The NC Symphony received an award last year for its creative programming but the presentation wasn’t for its youth concerts. Perhaps it should have been. The orchestra’s latest Young People’s Series offering, given in snow-blanketed Meymandi Concert Hall on the morning of January 5, drew a surprisingly large crowd for an eclectic hour-long presentation that offered an innovative line-up worthy of national attention. The idea behind the show, titled “Wunderkinder,” was simple enough: precocious Wunderkinder like Mendelssohn and Charles Ives created some amazing things when they were young, and gifted soloists like Shen Liu, who won the NCS’ 2001 Youth Concerto Competition, can play every bit as well as established artists with considerable name-recognition.
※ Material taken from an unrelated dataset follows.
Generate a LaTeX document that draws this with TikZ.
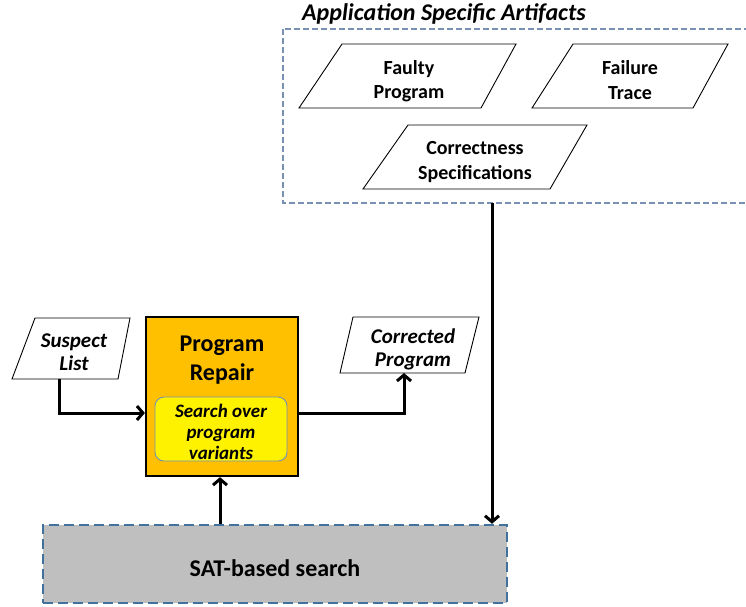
\documentclass[tikz,border=0pt]{standalone}
\usepackage{fontspec}
\setmainfont{Carlito}
\usetikzlibrary{arrows.meta}
\definecolor{dashblue}{HTML}{7890B2}
\definecolor{satblue}{HTML}{41719C}
\definecolor{repairorange}{HTML}{FFC000}
\definecolor{satgray}{HTML}{BFBFBF}
\begin{document}
\begin{tikzpicture}[x=1pt,y=-1pt,
  para/.style={draw=black, line width=0.9pt, fill=white},
  lbl/.style={align=center, font=\fontsize{20}{24.5}\selectfont\bfseries, inner sep=0pt},
  ilbl/.style={align=center, font=\fontsize{21}{23}\selectfont\bfseries\itshape, inner sep=0pt},
  conn/.style={line width=3pt, -{Straight Barb[length=6pt,width=14pt,line width=3pt]}},
]
\useasboundingbox (0,0) rectangle (746,606);

% Artifacts container (right edge lies beyond the picture)
\draw[dashblue, line width=1.3pt, dash pattern=on 6pt off 3pt] (283,29) rectangle (752,203);
\node[anchor=west, font=\fontsize{24}{28}\selectfont\bfseries\itshape, inner sep=0pt] (title) at (302,14) {Application Specific Artifacts};
\coordinate (artbot) at (492,203);

% Faulty Program
\draw[para] (342,44) -- (516,44) -- (481,108) -- (299,108) -- cycle;
\node[lbl] (faulty) at (409,81) {Faulty\\Program};
% Failure Trace
\draw[para] (573,44) -- (728,44) -- (693,108) -- (532,108) -- cycle;
\node[lbl] (failure) at (630,80) {Failure\\Trace};
% Correctness Specifications
\draw[para] (408,125) -- (587,125) -- (550,189) -- (363,189) -- cycle;
\node[lbl] (correct) at (475,162) {Correctness\\Specifications};

% Suspect List
\draw[para] (35,318) -- (130,318) -- (118,379) -- (12,379) -- cycle;
\node[ilbl] (suspect) at (74,352) {Suspect\\List};
\coordinate (suspbot) at (59,379);

% Corrected Program
\draw[para] (353,317) -- (479,317) -- (465,373) -- (340,373) -- cycle;
\node[ilbl] (corrected) at (413,349) {Corrected\\Program};
\coordinate (corrbot) at (404,373);

% Program Repair
\node[draw=black, line width=2.2pt, fill=repairorange, minimum width=152pt, minimum height=159pt, inner sep=0pt] (repair) at (222,396.5) {};
\node[align=center, font=\fontsize{24}{29}\selectfont\bfseries, inner sep=0pt] (repairtxt) at (222,360) {Program\\Repair};
\node[draw=dashblue, line width=0.9pt, fill=yellow, rounded corners=9pt, minimum width=132pt, minimum height=64pt, inner sep=0pt] (search) at (221,429) {};
\node[align=center, font=\fontsize{19}{21}\selectfont\bfseries\itshape, inner sep=0pt] (searchtxt) at (221,432) {Search over\\program\\variants};

% SAT-based search
\node[draw=satblue, fill=satgray, line width=2.5pt, dash pattern=on 10pt off 5pt, minimum width=464pt, minimum height=78pt, inner sep=0pt] (sat) at (275,564) {};
\node[font=\fontsize{24}{28}\selectfont\bfseries, inner sep=0pt] (sattxt) at (275,568) {SAT-based search};

% Connectors
\draw[conn] (suspbot) |- (repair.west |- 0,413);
\draw[conn] (repair.east |- 0,413) -| (corrbot);
\draw[conn] (sat.north -| 220,0) -- (repair.south -| 220,0);
\draw[conn] (artbot) -- (sat.north -| artbot);
\end{tikzpicture}
\end{document}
It was a bit of a stretch to suggest that everyone can do it – that untrained youngsters can create music worthy of performance by a professional orchestra – but then the grand finale came and, lo!, a young composer-conductor demonstrated that even in our own times there are no bars to creativity for those who have “the gift.”
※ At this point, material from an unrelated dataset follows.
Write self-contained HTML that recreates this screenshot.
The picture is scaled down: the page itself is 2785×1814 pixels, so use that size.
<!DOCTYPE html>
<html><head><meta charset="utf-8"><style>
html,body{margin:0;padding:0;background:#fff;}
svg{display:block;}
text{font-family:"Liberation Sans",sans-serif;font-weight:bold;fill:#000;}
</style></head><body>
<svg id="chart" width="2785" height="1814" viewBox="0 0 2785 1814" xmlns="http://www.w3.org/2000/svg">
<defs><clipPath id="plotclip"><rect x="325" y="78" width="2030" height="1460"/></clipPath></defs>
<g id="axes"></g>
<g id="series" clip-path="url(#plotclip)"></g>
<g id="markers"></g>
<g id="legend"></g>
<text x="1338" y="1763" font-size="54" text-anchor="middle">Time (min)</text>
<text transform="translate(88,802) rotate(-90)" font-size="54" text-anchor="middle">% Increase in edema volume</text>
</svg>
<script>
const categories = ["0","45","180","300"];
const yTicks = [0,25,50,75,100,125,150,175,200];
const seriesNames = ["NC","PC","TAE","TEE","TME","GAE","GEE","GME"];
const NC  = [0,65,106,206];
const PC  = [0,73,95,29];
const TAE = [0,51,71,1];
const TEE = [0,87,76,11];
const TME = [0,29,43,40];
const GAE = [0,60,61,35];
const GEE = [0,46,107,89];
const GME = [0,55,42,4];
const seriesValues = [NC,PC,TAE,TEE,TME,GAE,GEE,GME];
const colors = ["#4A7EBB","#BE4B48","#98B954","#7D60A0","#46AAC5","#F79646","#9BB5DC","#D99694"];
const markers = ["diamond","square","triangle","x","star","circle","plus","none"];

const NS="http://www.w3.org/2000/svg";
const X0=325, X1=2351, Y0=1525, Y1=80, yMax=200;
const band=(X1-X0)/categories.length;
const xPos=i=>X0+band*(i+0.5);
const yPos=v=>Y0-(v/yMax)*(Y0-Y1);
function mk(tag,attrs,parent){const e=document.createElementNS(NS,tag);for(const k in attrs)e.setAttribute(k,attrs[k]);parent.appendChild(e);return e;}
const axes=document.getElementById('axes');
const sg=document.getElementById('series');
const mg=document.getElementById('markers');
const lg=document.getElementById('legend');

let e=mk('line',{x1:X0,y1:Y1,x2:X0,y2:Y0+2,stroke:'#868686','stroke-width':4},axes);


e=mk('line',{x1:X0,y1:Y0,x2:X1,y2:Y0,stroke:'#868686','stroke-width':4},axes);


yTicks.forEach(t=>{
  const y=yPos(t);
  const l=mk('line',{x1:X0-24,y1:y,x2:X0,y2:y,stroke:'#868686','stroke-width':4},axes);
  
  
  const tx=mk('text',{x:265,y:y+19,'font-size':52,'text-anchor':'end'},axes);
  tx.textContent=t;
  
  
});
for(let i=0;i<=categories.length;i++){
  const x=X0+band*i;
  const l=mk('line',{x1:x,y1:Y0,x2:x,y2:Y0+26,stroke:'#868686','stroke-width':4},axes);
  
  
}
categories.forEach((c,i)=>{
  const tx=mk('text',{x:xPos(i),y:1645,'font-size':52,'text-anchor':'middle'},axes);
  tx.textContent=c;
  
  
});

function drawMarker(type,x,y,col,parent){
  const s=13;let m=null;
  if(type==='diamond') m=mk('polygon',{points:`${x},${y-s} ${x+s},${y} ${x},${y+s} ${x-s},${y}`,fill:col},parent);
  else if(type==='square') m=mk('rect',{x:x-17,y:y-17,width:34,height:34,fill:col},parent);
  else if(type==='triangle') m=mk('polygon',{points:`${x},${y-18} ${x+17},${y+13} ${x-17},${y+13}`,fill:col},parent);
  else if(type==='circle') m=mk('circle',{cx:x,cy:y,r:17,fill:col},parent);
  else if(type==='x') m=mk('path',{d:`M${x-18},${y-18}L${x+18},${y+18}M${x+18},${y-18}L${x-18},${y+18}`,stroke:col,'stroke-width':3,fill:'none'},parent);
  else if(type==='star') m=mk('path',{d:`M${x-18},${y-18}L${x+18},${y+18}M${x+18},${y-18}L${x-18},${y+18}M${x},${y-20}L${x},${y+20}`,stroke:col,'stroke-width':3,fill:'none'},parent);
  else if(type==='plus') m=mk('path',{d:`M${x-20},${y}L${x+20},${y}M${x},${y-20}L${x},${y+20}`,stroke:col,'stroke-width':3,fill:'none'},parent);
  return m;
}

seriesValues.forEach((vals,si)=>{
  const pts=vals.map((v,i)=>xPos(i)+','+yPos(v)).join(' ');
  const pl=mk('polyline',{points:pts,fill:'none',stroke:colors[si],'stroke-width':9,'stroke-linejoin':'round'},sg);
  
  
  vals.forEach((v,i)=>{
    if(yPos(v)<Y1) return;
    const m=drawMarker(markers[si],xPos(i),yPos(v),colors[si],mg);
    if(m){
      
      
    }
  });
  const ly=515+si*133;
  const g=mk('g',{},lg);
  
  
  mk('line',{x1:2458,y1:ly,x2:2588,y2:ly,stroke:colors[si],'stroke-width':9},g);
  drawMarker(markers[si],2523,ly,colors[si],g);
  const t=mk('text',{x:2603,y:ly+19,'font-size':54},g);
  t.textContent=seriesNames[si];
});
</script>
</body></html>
Before the show, three Wundekinder from local schools – a flutist, a cellist and a harpist – played in the lobbies. Then Assistant Conductor Jeffrey W. Pollock began the program with Mendelssohn’s Overture to A Midsummer Night’s Dream. It’s part of a set of incidental music for the play that occupied him for a good many years but the fact that he was 17 when he penned the curtain-raiser is one of the miracles of music history. The orchestra played the piece admirably, evoking magic in balance and blend. There was magic, too, in the group’s reading of Ives’ Variations on “America,” created (for organ) when our first great US-born composer was but 17. (The orchestration performed was surely that of William Schuman.)

Seventeen was the operative number for the concert, and seventeen is the age of pianist Liu, currently studying at Brevard College. She played the last movement of Beethoven’s Third Concerto with a mixture of skill and involvement that made us regret not hearing her do the entire piece.
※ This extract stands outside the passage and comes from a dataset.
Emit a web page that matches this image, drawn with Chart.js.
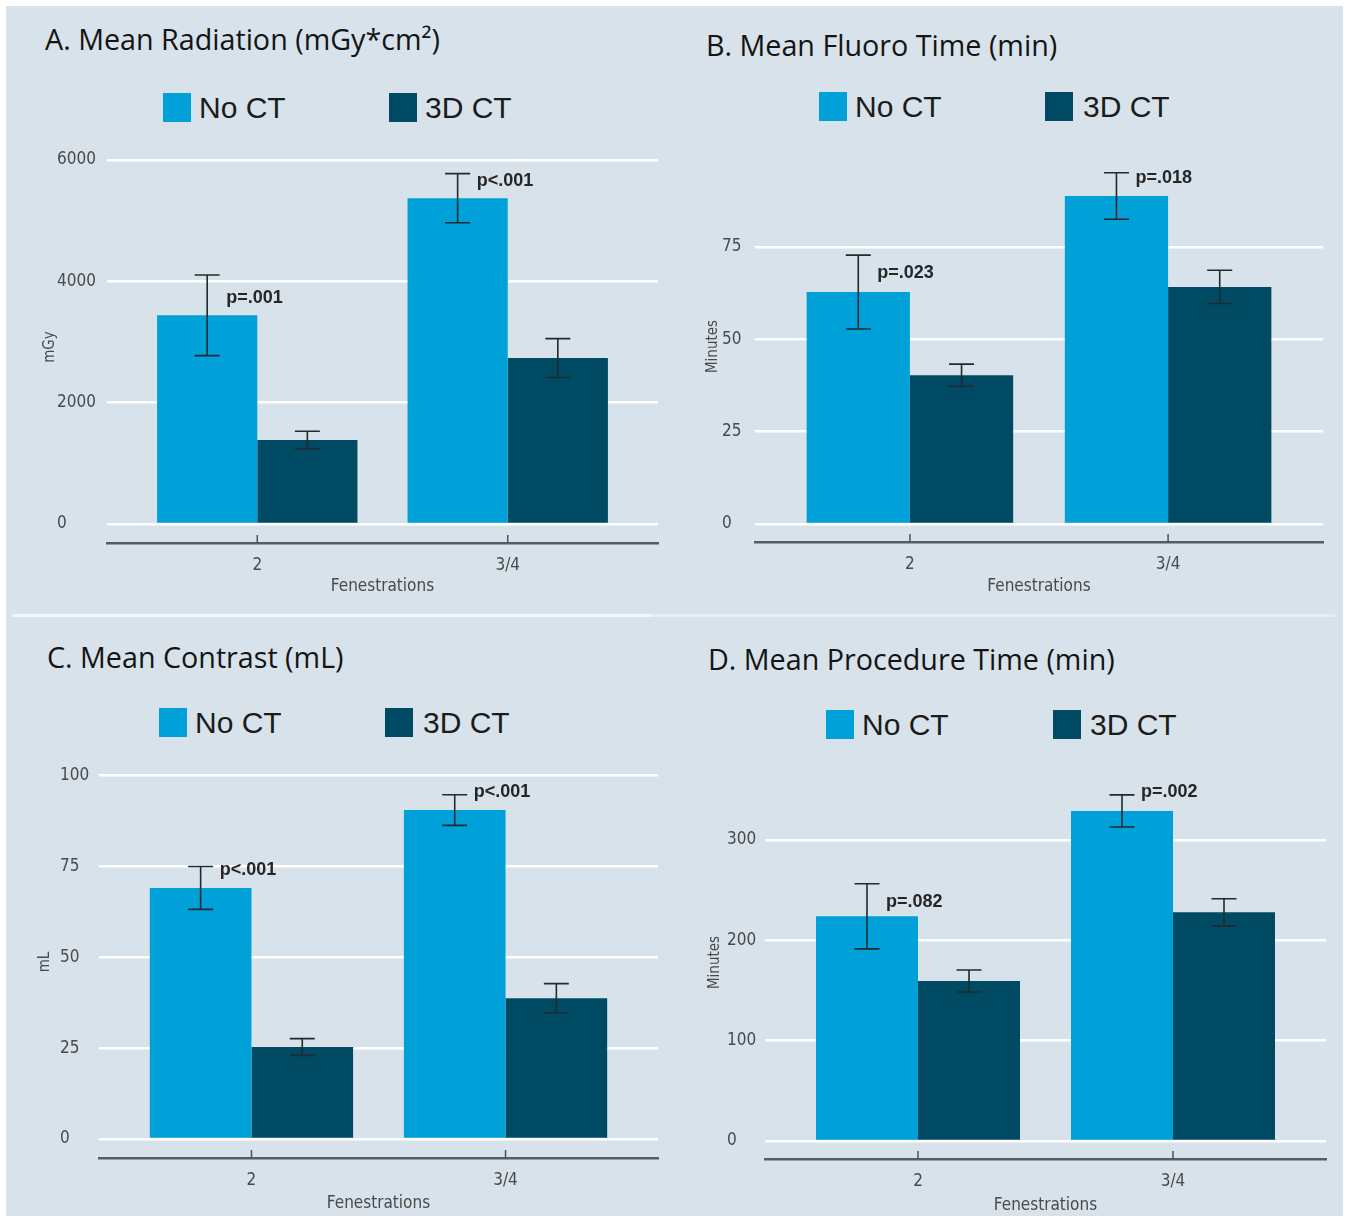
<!DOCTYPE html>
<html>
<head>
<meta charset="utf-8">
<script src="https://cdn.jsdelivr.net/npm/chart.js@4.4.1/dist/chart.umd.min.js"></script>
<style>
  body { margin: 0; background: #fff; }
  #page { position: relative; width: 1349px; height: 1216px; background: #fff; overflow: hidden; }
  #bg { position: absolute; left: 6px; top: 6px; width: 1337px; height: 1210px; background: #d7e2ea; }
  .sep { position: absolute; top: 614px; height: 3px; }
  .title { position: absolute; font-family: 'Open Sans', sans-serif; font-size: 28.7px; color: #141414; white-space: nowrap; line-height: 1; }
  .sq { position: absolute; width: 28px; height: 29px; }
  .lg { position: absolute; font-family: 'Liberation Sans', Arial, sans-serif; font-size: 30px; color: #1b1b1b; white-space: nowrap; line-height: 1; }
  canvas { position: absolute; }
</style>
</head>
<body>
<div id="page">
  <div id="bg"></div>
  <div class="sep" style="left:12px;width:640px;background:#f2f6f9"></div>
  <div class="sep" style="left:652px;width:683px;background:#e6eef3"></div>
</div>
<script>
const categories = ['2', '3/4'];
const seriesNames = ['No CT', '3D CT'];

// A. radiation (mGy*cm2)
const radiationNoCT = [3440, 5370];
const radiationNoCTErr = [665, 405];
const radiation3D = [1385, 2735];
const radiation3DErr = [145, 320];
const radiationP = ['p=.001', 'p<.001'];
const radiationTicks = [0, 2000, 4000, 6000];

// B. fluoro time (min)
const fluoroNoCT = [62.8, 88.8];
const fluoroNoCTErr = [10, 6.3];
const fluoro3D = [40.3, 64.2];
const fluoro3DErr = [3, 4.5];
const fluoroP = ['p=.023', 'p=.018'];
const fluoroTicks = [0, 25, 50, 75];

// C. contrast (mL)
const contrastNoCT = [69, 90.4];
const contrastNoCTErr = [5.9, 4.2];
const contrast3D = [25.3, 38.7];
const contrast3DErr = [2.3, 4];
const contrastP = ['p<.001', 'p<.001'];
const contrastTicks = [0, 25, 50, 75, 100];

// D. procedure time (min)
const procNoCT = [224, 329];
const procNoCTErr = [32.5, 16];
const proc3D = [159.5, 228];
const proc3DErr = [11, 13.5];
const procP = ['p=.082', 'p=.002'];
const procTicks = [0, 100, 200, 300];

const LIGHT = '#00a0d8';
const DARK = '#004b63';
const TICK_FONT = "'Liberation Sans Narrow', 'DejaVu Sans Condensed', 'Liberation Sans', sans-serif";

// labelL = left edge of the y tick labels, yTitleX = centre of the rotated y title
const panels = [
  { title: 'A. Mean Radiation (mGy*cm²)', titleAt: [45, 40], legend: [[163, 93, 199], [389, 93, 425]],
    box: { x: 6, y: 141, w: 674, h: 471 }, area: { l: 107, r: 658, t: 151, b: 543 }, labelL: 57,
    yMin: -313, yMax: 6148, ticks: radiationTicks, yTitle: 'mGy', yTitleX: 50, xTitleY: 584,
    noCT: radiationNoCT, noCTErr: radiationNoCTErr, ct: radiation3D, ctErr: radiation3DErr, p: radiationP, pDy: [23, 7] },
  { title: 'B. Mean Fluoro Time (min)', titleAt: [706, 46], legend: [[819, 92, 855], [1045, 92, 1083]],
    box: { x: 680, y: 141, w: 663, h: 471 }, area: { l: 755, r: 1323, t: 151, b: 542 }, labelL: 722,
    yMin: -4.87, yMax: 101, ticks: fluoroTicks, yTitle: 'Minutes', yTitleX: 713, xTitleY: 584,
    noCT: fluoroNoCT, noCTErr: fluoroNoCTErr, ct: fluoro3D, ctErr: fluoro3DErr, p: fluoroP, pDy: [18, 5] },
  { title: 'C. Mean Contrast (mL)', titleAt: [47, 658], legend: [[159, 708, 195], [385, 708, 423]],
    box: { x: 6, y: 756, w: 674, h: 460 }, area: { l: 99, r: 658, t: 766, b: 1158 }, labelL: 60,
    yMin: -5.2, yMax: 102.5, ticks: contrastTicks, yTitle: 'mL', yTitleX: 45, xTitleY: 1201,
    noCT: contrastNoCT, noCTErr: contrastNoCTErr, ct: contrast3D, ctErr: contrast3DErr, p: contrastP, pDy: [4, -3] },
  { title: 'D. Mean Procedure Time (min)', titleAt: [708, 660], legend: [[826, 710, 862], [1053, 710, 1090]],
    box: { x: 680, y: 756, w: 663, h: 460 }, area: { l: 765, r: 1326, t: 766, b: 1159 }, labelL: 727,
    yMin: -17.9, yMax: 373.8, ticks: procTicks, yTitle: 'Minutes', yTitleX: 715, xTitleY: 1203,
    noCT: procNoCT, noCTErr: procNoCTErr, ct: proc3D, ctErr: proc3DErr, p: procP, pDy: [18, -3] }
];

// error bars, p-value labels and the little upward ticks on the x axis
const extras = {
  id: 'extras',
  afterDatasetsDraw(chart, args, opts) {
    const { ctx, scales: { x, y } } = chart;
    ctx.save();
    ctx.strokeStyle = '#1f2b31';
    ctx.lineWidth = 1.6;
    chart.data.datasets.forEach((ds, di) => {
      chart.getDatasetMeta(di).data.forEach((bar, j) => {
        const v = ds.data[j].y;
        const top = y.getPixelForValue(v + ds.err[j]);
        const bot = y.getPixelForValue(v - ds.err[j]);
        ctx.beginPath();
        ctx.moveTo(bar.x, top); ctx.lineTo(bar.x, bot);
        ctx.moveTo(bar.x - 12.5, top); ctx.lineTo(bar.x + 12.5, top);
        ctx.moveTo(bar.x - 12.5, bot); ctx.lineTo(bar.x + 12.5, bot);
        ctx.stroke();
      });
    });
    const first = chart.data.datasets[0];
    ctx.fillStyle = '#262626';
    ctx.font = "bold 18px 'Liberation Sans', Arial, sans-serif";
    ctx.textBaseline = 'middle';
    ctx.textAlign = 'left';
    chart.getDatasetMeta(0).data.forEach((bar, j) => {
      const top = y.getPixelForValue(first.data[j].y + first.err[j]);
      ctx.fillText(opts.labels[j], bar.x + 19, top + opts.dy[j]);
    });
    ctx.strokeStyle = '#4a5257';
    ctx.lineWidth = 1.5;
    categories.forEach((c, i) => {
      const px = x.getPixelForValue(i + 1);
      ctx.beginPath();
      ctx.moveTo(px, chart.chartArea.bottom - 8);
      ctx.lineTo(px, chart.chartArea.bottom);
      ctx.stroke();
    });
    ctx.restore();
  }
};

const page = document.getElementById('page');

panels.forEach(p => {
  const t = document.createElement('div');
  t.className = 'title';
  t.textContent = p.title;
  t.style.left = p.titleAt[0] + 'px';
  t.style.top = (p.titleAt[1] - 15) + 'px';
  page.appendChild(t);

  p.legend.forEach((l, i) => {
    const sq = document.createElement('div');
    sq.className = 'sq';
    sq.style.left = l[0] + 'px';
    sq.style.top = l[1] + 'px';
    sq.style.background = i === 0 ? LIGHT : DARK;
    page.appendChild(sq);
    const tx = document.createElement('div');
    tx.className = 'lg';
    tx.textContent = seriesNames[i];
    tx.style.left = l[2] + 'px';
    tx.style.top = l[1] + 'px';
    page.appendChild(tx);
  });

  const canvas = document.createElement('canvas');
  canvas.width = p.box.w;
  canvas.height = p.box.h;
  canvas.style.left = p.box.x + 'px';
  canvas.style.top = p.box.y + 'px';
  page.appendChild(canvas);

  const padLeft = p.labelL - p.box.x;
  const tickFont = { family: TICK_FONT, size: 17, lineHeight: 1.1 };
  new Chart(canvas, {
    type: 'bar',
    data: {
      datasets: [
        { label: seriesNames[0], data: p.noCT.map((v, i) => ({ x: i + 1, y: v })), backgroundColor: LIGHT, err: p.noCTErr },
        { label: seriesNames[1], data: p.ct.map((v, i) => ({ x: i + 1, y: v })), backgroundColor: DARK, err: p.ctErr }
      ]
    },
    options: {
      responsive: false,
      animation: false,
      events: [],
      layout: {
        autoPadding: false,
        padding: { top: p.area.t - p.box.y, right: p.box.x + p.box.w - p.area.r, left: padLeft, bottom: 0 }
      },
      datasets: { bar: { categoryPercentage: 0.8, barPercentage: 1.0 } },
      plugins: {
        legend: { display: false },
        tooltip: { enabled: false },
        extras: { labels: p.p, dy: p.pDy }
      },
      scales: {
        x: {
          type: 'linear', min: 0.4, max: 2.6, offset: false,
          afterBuildTicks: s => { s.ticks = categories.map((c, i) => ({ value: i + 1 })); },
          afterFit: s => { s.height = p.box.y + p.box.h - p.area.b; },
          ticks: { callback: v => categories[v - 1], padding: 13, font: tickFont, color: '#4a4a4a', maxRotation: 0 },
          grid: { display: false, drawTicks: false },
          border: { display: true, color: '#555d62', width: 2.5 },
          title: { display: true, text: 'Fenestrations', font: { family: TICK_FONT, size: 17 }, color: '#4a4a4a',
                   padding: { top: 0, bottom: p.box.y + p.box.h - p.xTitleY - 13.2 } }
        },
        y: {
          min: p.yMin, max: p.yMax,
          afterBuildTicks: s => { s.ticks = p.ticks.map(v => ({ value: v })); },
          afterFit: s => { s.width = p.area.l - p.labelL; },
          ticks: { padding: 0, font: tickFont, color: '#4a4a4a', crossAlign: 'far', callback: v => String(v) },
          grid: { color: '#ffffff', lineWidth: 2.5, drawTicks: false },
          border: { display: false },
          title: { display: true, text: p.yTitle, font: { family: TICK_FONT, size: 15 }, color: '#4a4a4a',
                   padding: { top: p.yTitleX - p.labelL - 9, bottom: 0 } }
        }
      }
    },
    plugins: [extras]
  });
});
</script>
</body>
</html>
NCS Composer-in-Residence Nathaniel Stookey invited Kinder from the audience to participate in a mini composition clinic. Caroline, Will, Emma and Alex (their last names were not announced) provided rhythms that were played in turn by the strings, winds, percussion and brass, and when the short demos were complete, the NCS then realized the set of rhythmic patterns together, demonstrating (for those who didn’t ponder the matter too deeply) that almost anyone can indeed do it.

A short movement from an early symphony by a fellow named Mozart, written when he was all of nine, showed that even world-class creators don’t forge masterworks every time they take up the pen (or, today, the computer).

The juxtaposition of this short piece with the concert’s grand finale was instructive in many ways. Hickory-based composer Steven J. Kukla (who has his own slightly out-of-date website, at http://www.youngcomposers.com/stevenjkukla/ [inactive 12/03]) is 17, and his Symphony No. 1 has already been heard in several places, including Enloe High School and at the Cannon Music Camp. The Symphony’s last movement, marked Allegro maestoso, begins boldly and energetically and is very handsomely scored. Its first theme resembles a country dance of domestic (as opposed to European) origin; its second theme is broader and somewhat more introspective but nonetheless appeals equally. The movement ends with lots of brass and percussion and proved tremendously exciting. Kukla seemed completely at ease on the podium and cued the orchestra’s entries with skill beyond his years. This work would be welcome in its entirety on a regular subscription concert sometime.

Indeed the whole program was remarkable. The young attendees (and their families) heard some fine music, beautifully played by an outstanding orchestra. There were no concessions to what is often perceived to be the mainline programming requirements of subscribers – there was 20th century music and new music, too, set off by chunks of works from earlier periods, and no one got up and steamed out when the modern stuff began. Maybe young people are more receptive than some of our regular symphony subscribers. Based on this program, it is clear that the future for symphonic music is not nearly as bleak as some folks would have us think.

The next concert in this three-event series, planned for March 9 at 11:00 a.m., is – for the record – sold out already, but the NCS has added an open rehearsal to its schedule, slated for 2:00 p.m. March 8. The program is “Peter and the Wolf,” which means that 20th-century fare will again be on display.